You would get some increase from fish and plant waste, uneaten food etc.


----------



## dw1305 (10 Jan 2021)

Hi all, 


papa_c said:


> the TDS of my tank is around 220. Dosing salts at 1.5 x EI levels, by the end of the week my TDS rises to around 375.
> 
> Does that mean that I have excess ferts that are not consumed by the plants?


It just means that there are more ions, but when you add a salt like MgSO4.7H2O, you are adding sulphur (S)  (the sulphate ion SO4--) as well as Mg++.  The amount you add will be many times the sulphur requirement of your plants. 

We can limit the excess of "spare ions" by adding salts like potassium nitrate (KNO3), where both anion (NO3-) and cation (K+) are nutrients, same would apply for di-potassium phosphate etc. but you will always have ions in excess. 


papa_c said:


> Is there a directly relationship N P and K and TDS?


Unfortunately  not.

cheers Darrel


----------



## papa_c (10 Jan 2021)

Thanks guys for the comments.



dw1305 said:


> Unfortunately not.



I'm trying to look at unnecessary overdosing and was hoping on a simple option of TDS.


----------



## PARAGUAY (10 Jan 2021)

That were the necessary 50% water weekly change is advised with EI


----------



## dw1305 (10 Jan 2021)

Hi all,


papa_c said:


> I'm trying to look at unnecessary overdosing and was hoping on a simple option of TDS.
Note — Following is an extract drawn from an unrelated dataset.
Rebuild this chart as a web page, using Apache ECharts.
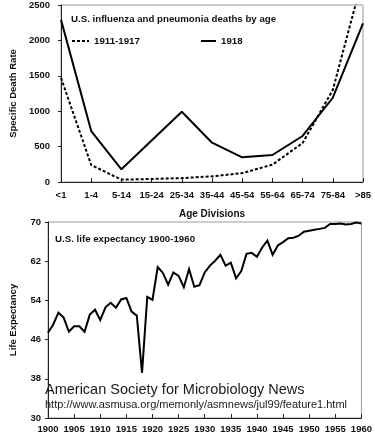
<!DOCTYPE html>
<html>
<head>
<meta charset="utf-8">
<script src="https://cdn.jsdelivr.net/npm/echarts@6/dist/echarts.min.js"></script>
<style>
  html, body { margin: 0; padding: 0; background: #fff; }
  #chart { width: 375px; height: 445px; }
</style>
</head>
<body>
<div id="chart"></div>
<script>
// top panel: influenza and pneumonia deaths by age
const ageGroups = ["<1", "1-4", "5-14", "15-24", "25-34", "35-44", "45-54", "55-64", "65-74", "75-84", ">85"];
const deaths1911to1917 = [1470, 240, 33, 43, 55, 80, 125, 245, 550, 1300, 2900];
const deaths1918 = [2290, 720, 180, 585, 993, 555, 349, 381, 650, 1190, 2240];
const deathTicks = [0, 500, 1000, 1500, 2000, 2500];

// bottom panel: life expectancy
const years = [
  1900, 1901, 1902, 1903, 1904, 1905, 1906, 1907, 1908, 1909,
  1910, 1911, 1912, 1913, 1914, 1915, 1916, 1917, 1918, 1919,
  1920, 1921, 1922, 1923, 1924, 1925, 1926, 1927, 1928, 1929,
  1930, 1931, 1932, 1933, 1934, 1935, 1936, 1937, 1938, 1939,
  1940, 1941, 1942, 1943, 1944, 1945, 1946, 1947, 1948, 1949,
  1950, 1951, 1952, 1953, 1954, 1955, 1956, 1957, 1958, 1959, 1960
];
const lifeExpectancy = [
  47.4, 49.1, 51.5, 50.5, 47.6, 48.7, 48.7, 47.6, 51.1, 52.1,
  50.0, 52.6, 53.5, 52.5, 54.2, 54.5, 51.7, 50.9, 39.2, 54.7,
  54.1, 60.8, 59.6, 57.2, 59.7, 59.0, 56.7, 60.4, 56.8, 57.1,
  59.7, 61.1, 62.1, 63.3, 61.1, 61.7, 58.5, 60.0, 63.5, 63.7,
  62.9, 64.8, 66.2, 63.3, 65.2, 65.9, 66.7, 66.8, 67.2, 68.0,
  68.2, 68.4, 68.6, 68.8, 69.6, 69.6, 69.7, 69.5, 69.6, 69.9, 69.7
];

const FONT = "'Liberation Sans', Arial, Helvetica, sans-serif";
const INK = "#111";
const FRAME = "#9a9a9a";

const boldLabel = { color: INK, fontFamily: FONT, fontWeight: "bold", fontSize: 9.5 };
const headText = { color: INK, fontFamily: FONT, fontWeight: "bold", fontSize: 9.7 };

const chart = echarts.init(document.getElementById("chart"));

chart.setOption({
  backgroundColor: "#fff",
  animation: false,
  title: [
    { text: "U.S. influenza and pneumonia deaths by age", left: 66, top: 9, textStyle: headText },
    { text: "U.S. life expectancy 1900-1960", left: 50, top: 229, textStyle: headText }
  ],
  legend: [
    {
      left: 66, top: 31,
      itemWidth: 17, itemHeight: 10, itemGap: 8,
      data: ["1911-1917"],
      itemStyle: { opacity: 0 },
      textStyle: headText
    },
    {
      left: 195, top: 31,
      itemWidth: 15, itemHeight: 10,
      data: ["1918"],
      itemStyle: { opacity: 0 },
      textStyle: headText
    }
  ],
  grid: [
    { left: 53, right: 12, top: 5, height: 177, show: true, borderColor: FRAME, borderWidth: 1 },
    { left: 42, right: 12, top: 222, height: 196, show: true, borderColor: FRAME, borderWidth: 1 }
  ],
  xAxis: [
    {
      gridIndex: 0,
      type: "category",
      data: ageGroups,
      boundaryGap: false,
      name: "Age Divisions",
      nameLocation: "middle",
      nameGap: 27,
      nameTextStyle: { color: INK, fontFamily: FONT, fontWeight: "bold", fontSize: 10 },
      axisLine: { lineStyle: { color: "#222", width: 1 } },
      axisTick: { inside: true, length: 4, lineStyle: { color: "#222" } },
      axisLabel: Object.assign({ margin: 8, interval: 0 }, boldLabel),
      splitLine: { show: false }
    },
    {
      gridIndex: 1,
      type: "value",
      min: 1900, max: 1960, interval: 5,
      axisLine: { lineStyle: { color: "#222", width: 1 } },
      axisTick: { inside: true, length: 4, lineStyle: { color: "#222" } },
      axisLabel: Object.assign({ margin: 6, formatter: (v) => String(v) }, boldLabel),
      splitLine: { show: false }
    }
  ],
  yAxis: [
    {
      gridIndex: 0,
      type: "value",
      min: deathTicks[0], max: deathTicks[deathTicks.length - 1], interval: 500,
      name: "Specific Death Rate",
      nameLocation: "middle",
      nameGap: 41,
      nameTextStyle: { color: INK, fontFamily: FONT, fontWeight: "bold", fontSize: 9.5 },
      axisLine: { show: true, lineStyle: { color: "#222", width: 1 } },
      axisTick: { show: true, length: 3, lineStyle: { color: "#222" } },
      axisLabel: Object.assign({ margin: 11, formatter: (v) => String(v) }, boldLabel),
      splitLine: { show: false }
    },
    {
      gridIndex: 1,
      type: "value",
      min: 30, max: 70, interval: 8,
      name: "Life Expectancy",
      nameLocation: "middle",
      nameGap: 30,
      nameTextStyle: { color: INK, fontFamily: FONT, fontWeight: "bold", fontSize: 9.5 },
      axisLine: { show: true, lineStyle: { color: "#222", width: 1 } },
      axisTick: { show: true, length: 3, lineStyle: { color: "#222" } },
      axisLabel: Object.assign({ margin: 7 }, boldLabel),
      splitLine: { show: false }
    }
  ],
  series: [
    {
      name: "1911-1917",
      type: "line",
      xAxisIndex: 0, yAxisIndex: 0,
      data: deaths1911to1917,
      symbol: "none",
      clip: true,
      lineStyle: { color: "#000", width: 2, type: [3, 2] },
      itemStyle: { color: "#000" }
    },
    {
      name: "1918",
      type: "line",
      xAxisIndex: 0, yAxisIndex: 0,
      data: deaths1918,
      symbol: "none",
      lineStyle: { color: "#000", width: 2 },
      itemStyle: { color: "#000" }
    },
    {
      name: "Life expectancy",
      type: "line",
      xAxisIndex: 1, yAxisIndex: 1,
      data: years.map((y, i) => [y, lifeExpectancy[i]]),
      symbol: "none",
      lineStyle: { color: "#000", width: 2, join: "miter" },
      itemStyle: { color: "#000" }
    }
  ],
  graphic: [
    {
      type: "text",
      left: 45, top: 382,
      style: {
        text: "American Society for Microbiology News",
        fill: "#1a1a1a",
        font: "14.5px " + FONT
      }
    },
    {
      type: "text",
      left: 45, top: 399,
      style: {
        text: "http://www.asmusa.org/memonly/asmnews/jul99/feature1.html",
        fill: "#1a1a1a",
        font: "11px " + FONT
      }
    }
  ]
});
</script>
</body>
</html>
I use a <"conductivity datum range">,  in conjunction with the <"Duckweed Index">, but I'm adding probably <"an order of magnitude less nutrients"> than I would be if I used EI. Because I'm not adding many nutrients, and I'm using a 90 : 10 mix of rainwater : hard tap water in the tanks, the ions that I'm measuring are probably <"mainly bicarbonate (HCO3-) and calcium (Ca++)">.

cheers Darrel


----------



## Basviola (11 Jan 2021)

So what can I actually use my TDS meter for?!


----------



## dw1305 (30 Jan 2021)

Hi all, 


Basviola said:


> So what can I actually use my TDS meter for?!


Checking whether your tank water has continually rising TDS. If it does you probably need to add less fertiliser or change a bit more water.

cheers Darrel


----------